- Adam Grant, an American psychologist and professor at the Wharton School once said; "The mark of higher education isn't the knowledge you accumulate in your head. It's the skills you gain about how to learn."
- In essence, learning begins after school.
- This is perhaps the reason many employers prefer work experience, for skills are what differentiate us, not how high we have climbed the tertiary education ladder.
Adam Grant, an American psychologist and professor at the Wharton School once said; "The mark of higher education isn't the knowledge you accumulate in your head. It's the skills you gain about how to learn."
In essence, learning begins after school. This is perhaps the reason many employers prefer work experience, for skills are what differentiate us, not how high we have climbed the tertiary education ladder.

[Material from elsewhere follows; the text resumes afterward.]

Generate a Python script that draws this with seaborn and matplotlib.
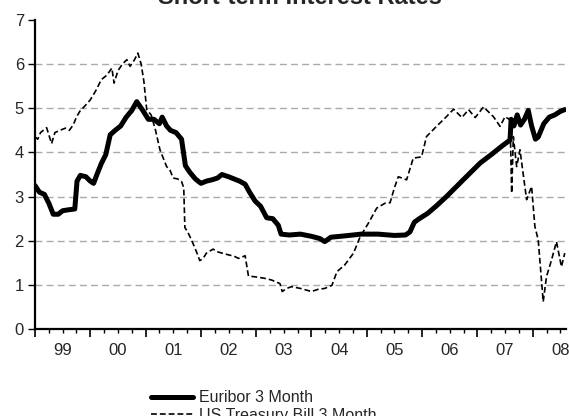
import numpy as np
import pandas as pd
import matplotlib
matplotlib.use("Agg")
import matplotlib.pyplot as plt
import seaborn as sns
from matplotlib.ticker import FixedLocator, FixedFormatter, NullFormatter

# Euribor 3 month (time in decimal years, rate in %)
euribor_t = [1999.0, 1999.08, 1999.17, 1999.25, 1999.33, 1999.42, 1999.5, 1999.6, 1999.72, 1999.76,
             1999.82, 1999.92, 2000.0, 2000.06, 2000.12, 2000.2, 2000.28, 2000.36, 2000.45, 2000.55,
             2000.65, 2000.75, 2000.84, 2000.95, 2001.05, 2001.15, 2001.25, 2001.3, 2001.38, 2001.45,
             2001.55, 2001.65, 2001.72, 2001.8, 2001.9, 2002.0, 2002.1, 2002.2, 2002.3, 2002.38,
             2002.5, 2002.6, 2002.7, 2002.8, 2002.88, 2002.98, 2003.08, 2003.19, 2003.3, 2003.4,
             2003.45, 2003.6, 2003.8, 2004.0, 2004.15, 2004.24, 2004.35, 2004.6, 2004.9, 2005.2,
             2005.5, 2005.7, 2005.78, 2005.86, 2005.95, 2006.1, 2006.25, 2006.44, 2006.6, 2006.8,
             2007.05, 2007.25, 2007.45, 2007.59, 2007.61, 2007.66, 2007.72, 2007.78, 2007.85, 2007.92,
             2007.98, 2008.05, 2008.1, 2008.2, 2008.3, 2008.4, 2008.5, 2008.58]
euribor_v = [3.25, 3.1, 3.05, 2.85, 2.6, 2.6, 2.68, 2.7, 2.72, 3.35,
             3.48, 3.45, 3.35, 3.3, 3.5, 3.75, 3.95, 4.4, 4.5, 4.6,
             4.8, 4.95, 5.15, 4.95, 4.75, 4.75, 4.65, 4.8, 4.6, 4.5,
             4.45, 4.3, 3.7, 3.55, 3.4, 3.3, 3.35, 3.38, 3.42, 3.5,
             3.45, 3.4, 3.35, 3.28, 3.1, 2.9, 2.78, 2.52, 2.5, 2.35,
             2.15, 2.13, 2.15, 2.1, 2.05, 1.98, 2.08, 2.11, 2.15, 2.15,
             2.12, 2.13, 2.2, 2.42, 2.5, 2.62, 2.78, 3.0, 3.2, 3.45,
             3.76, 3.95, 4.15, 4.28, 4.75, 4.6, 4.85, 4.62, 4.75, 4.95,
             4.6, 4.3, 4.35, 4.65, 4.8, 4.85, 4.93, 4.97]

# US Treasury Bill 3 month
tbill_t = [1999.0, 1999.05, 1999.1, 1999.21, 1999.3, 1999.36, 1999.45, 1999.55, 1999.62, 1999.69,
           1999.75, 1999.81, 1999.9, 2000.0, 2000.1, 2000.2, 2000.3, 2000.39, 2000.43, 2000.5,
           2000.58, 2000.66, 2000.72, 2000.8, 2000.86, 2000.92, 2000.97, 2001.02, 2001.1, 2001.18,
           2001.26, 2001.38, 2001.44, 2001.5, 2001.58, 2001.65, 2001.69, 2001.71, 2001.76, 2001.83,
           2001.92, 2001.98, 2002.04, 2002.1, 2002.22, 2002.3, 2002.38, 2002.5, 2002.6, 2002.68,
           2002.8, 2002.86, 2003.0, 2003.15, 2003.28, 2003.43, 2003.47, 2003.55, 2003.64, 2003.8,
           2004.0, 2004.12, 2004.24, 2004.37, 2004.46, 2004.6, 2004.76, 2004.88, 2005.03, 2005.18,
           2005.33, 2005.42, 2005.5, 2005.57, 2005.72, 2005.84, 2005.99, 2006.08, 2006.26, 2006.44,
           2006.57, 2006.72, 2006.84, 2006.96, 2007.11, 2007.29, 2007.41, 2007.5, 2007.59, 2007.62,
           2007.65, 2007.71, 2007.77, 2007.89, 2007.98, 2008.04, 2008.1, 2008.19, 2008.25, 2008.34,
           2008.43, 2008.52, 2008.58]
tbill_v = [4.35, 4.3, 4.45, 4.56, 4.2, 4.45, 4.5, 4.55, 4.5, 4.62,
           4.8, 4.93, 5.05, 5.19, 5.4, 5.65, 5.75, 5.91, 5.57, 5.85,
           6.0, 6.1, 5.95, 6.1, 6.25, 6.0, 5.6, 4.97, 4.85, 4.5,
           4.06, 3.68, 3.6, 3.42, 3.4, 3.34, 3.2, 2.3, 2.2, 2.02,
           1.75, 1.55, 1.6, 1.72, 1.81, 1.75, 1.72, 1.68, 1.65, 1.6,
           1.66, 1.2, 1.18, 1.15, 1.11, 1.03, 0.85, 0.92, 0.96, 0.92,
           0.85, 0.9, 0.92, 0.99, 1.3, 1.45, 1.72, 2.09, 2.4, 2.74,
           2.85, 2.86, 3.2, 3.45, 3.38, 3.87, 3.9, 4.36, 4.59, 4.81,
           4.98, 4.79, 4.97, 4.79, 5.03, 4.81, 4.59, 4.81, 4.74, 3.08,
           4.36, 3.68, 4.06, 2.93, 3.23, 2.32, 2.02, 0.62, 1.19, 1.56,
           1.98, 1.41, 1.72]

years = list(range(1999, 2009))
year_labels = ["99", "00", "01", "02", "03", "04", "05", "06", "07", "08"]

sns.set_style("white")
plt.rcParams["font.family"] = ["Liberation Sans", "DejaVu Sans"]

df_eur = pd.DataFrame({"t": euribor_t, "rate": euribor_v})
df_us = pd.DataFrame({"t": tbill_t, "rate": tbill_v})

fig = plt.figure(figsize=(5.69, 4.16), dpi=100)
ax = fig.add_axes([0.0615, 0.209, 0.933, 0.743])

sns.lineplot(data=df_eur, x="t", y="rate", ax=ax, color="black", linewidth=3.6,
             label="Euribor 3 Month", legend=False)
sns.lineplot(data=df_us, x="t", y="rate", ax=ax, color="black", linewidth=1.2,
             linestyle=(0, (3.5, 1.8)), label="US Treasury Bill 3 Month", legend=False)

ax.set_xlim(1999.0, 2008.6)
ax.set_ylim(0, 7)
ax.set_xlabel("")
ax.set_ylabel("")

# y grid, dashed grey
ax.set_yticks(range(0, 8))
for v in range(1, 7):
    ax.axhline(v, color="#aaaaaa", linestyle=(0, (5, 3)), linewidth=1.0, zorder=0)

# x ticks: year boundaries major, quarters minor, labels mid-year
ax.xaxis.set_major_locator(FixedLocator(years))
ax.xaxis.set_major_formatter(NullFormatter())
minor_pos = [y + q for y in years for q in (0.25, 0.5, 0.75)]
minor_lab = []
for i, y in enumerate(years):
    minor_lab += ["", year_labels[i], ""]
ax.xaxis.set_minor_locator(FixedLocator(minor_pos))
ax.xaxis.set_minor_formatter(FixedFormatter(minor_lab))
ax.tick_params(axis="x", which="both", bottom=True)
ax.tick_params(axis="y", which="both", left=True)
ax.tick_params(axis="x", which="major", length=6, width=1.2, color="black", direction="out")
ax.tick_params(axis="x", which="minor", length=3, width=1.0, color="black", direction="out",
               labelsize=12, pad=7)
ax.tick_params(axis="y", length=5, width=1.0, color="black", direction="out", labelsize=12, pad=3)

for s in ["top", "right"]:
    ax.spines[s].set_visible(False)
for s in ["left", "bottom"]:
    ax.spines[s].set_color("black")
    ax.spines[s].set_linewidth(1.6)

# title sits mostly above the canvas, as in the source image
fig.text(0.527, 0.991, "Short-term Interest Rates", ha="center", va="baseline",
         fontsize=17, fontweight="bold")

handles, labels = ax.get_legend_handles_labels()
fig.legend(handles, labels, loc="upper left", bbox_to_anchor=(0.255, 0.077), frameon=False,
           fontsize=11.5, handlelength=2.6, handletextpad=0.4, labelspacing=0.15, borderaxespad=0)

fig.savefig("out.png", dpi=100)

Psychologist Richard Gross defined learning as the process of acquiring new or modifying knowledge, behaviours, skills, values or preferences.
Pythagoras simplified it as the “love of wisdom” (philosophia) or philosophy.
During Pythagoras' time, philosophy became a significant area of study, addressing a broad spectrum and essential questions about what Wilfrid Sellars explained in her works, Empiricism and the Philosophy of Mind, as our existence, knowledge, values, reason, mind and language.
The questions were often in the form of a problem that they then studied or resolved. Since then, much has been settled, resulting in the accumulation of much of the wisdom we have today. Our role, therefore, is to advance the thinking around our existence, knowledge, values, reason, mind, and language, not just in academia, but also in practice.
For example, we need to ask what has fundamentally changed in our society that we are witnessing brutal murders never seen before? If education was meant to safeguard our democracy, why do we elect bad people? Why do we fail to plan for drought?
The answers to these questions lie squarely in the hands of those who we choose or select to represent us or work in our organisations. If we loved wisdom, we could choose our leadership wisely.
If employers loved wisdom, they would hire people with skills and not those with a trail of papers that serve no good for humanity.
A quick survey on employment advertisement, even for mundane jobs, now requires a master’s degree.
The demand for such higher degrees is causing problems in higher education where the motivation for acquiring a master's degree is more to satisfy employer demand than the pursuit of knowledge.
This practice also applies to doctoral programmes too where the employer is arbitrarily asking for PhD within a specified time to teach at university.
As we move towards the fourth industrial revolution, it is time to start using credit scoring in deciding who is the best employee. To do this, organisations must define the goal, which in my view is to develop students on how to learn and be curious.
Although different organisations could have different credit scoring models, the one common aspect to all models is data. With technology, it is possible to collect both structured and unstructured data about employees.
Other critical aspects to developing a working credit scoring model agree to the relevant data with all stakeholders. In the teaching profession, there are multiple sources of data, including data from students, parents and the employer.
Employers must develop mechanisms of gathering and storing data from every unit taught through competency tests. Use the data to relate to the student, parent comments and other social credits to determine the competence of the teacher or lecturer.
It may sound like much work, but financial institutions have developed such scoring mechanisms that they can detect defaulters.
The existing performance models have not been helpful to employers too since they keep on adding requirements of higher degree as a basis of discrimination instead of finding right person with right skills.
The credit scoring may be our knight in shining armour in our employment and retention of employees. As for the political process, we need prayers.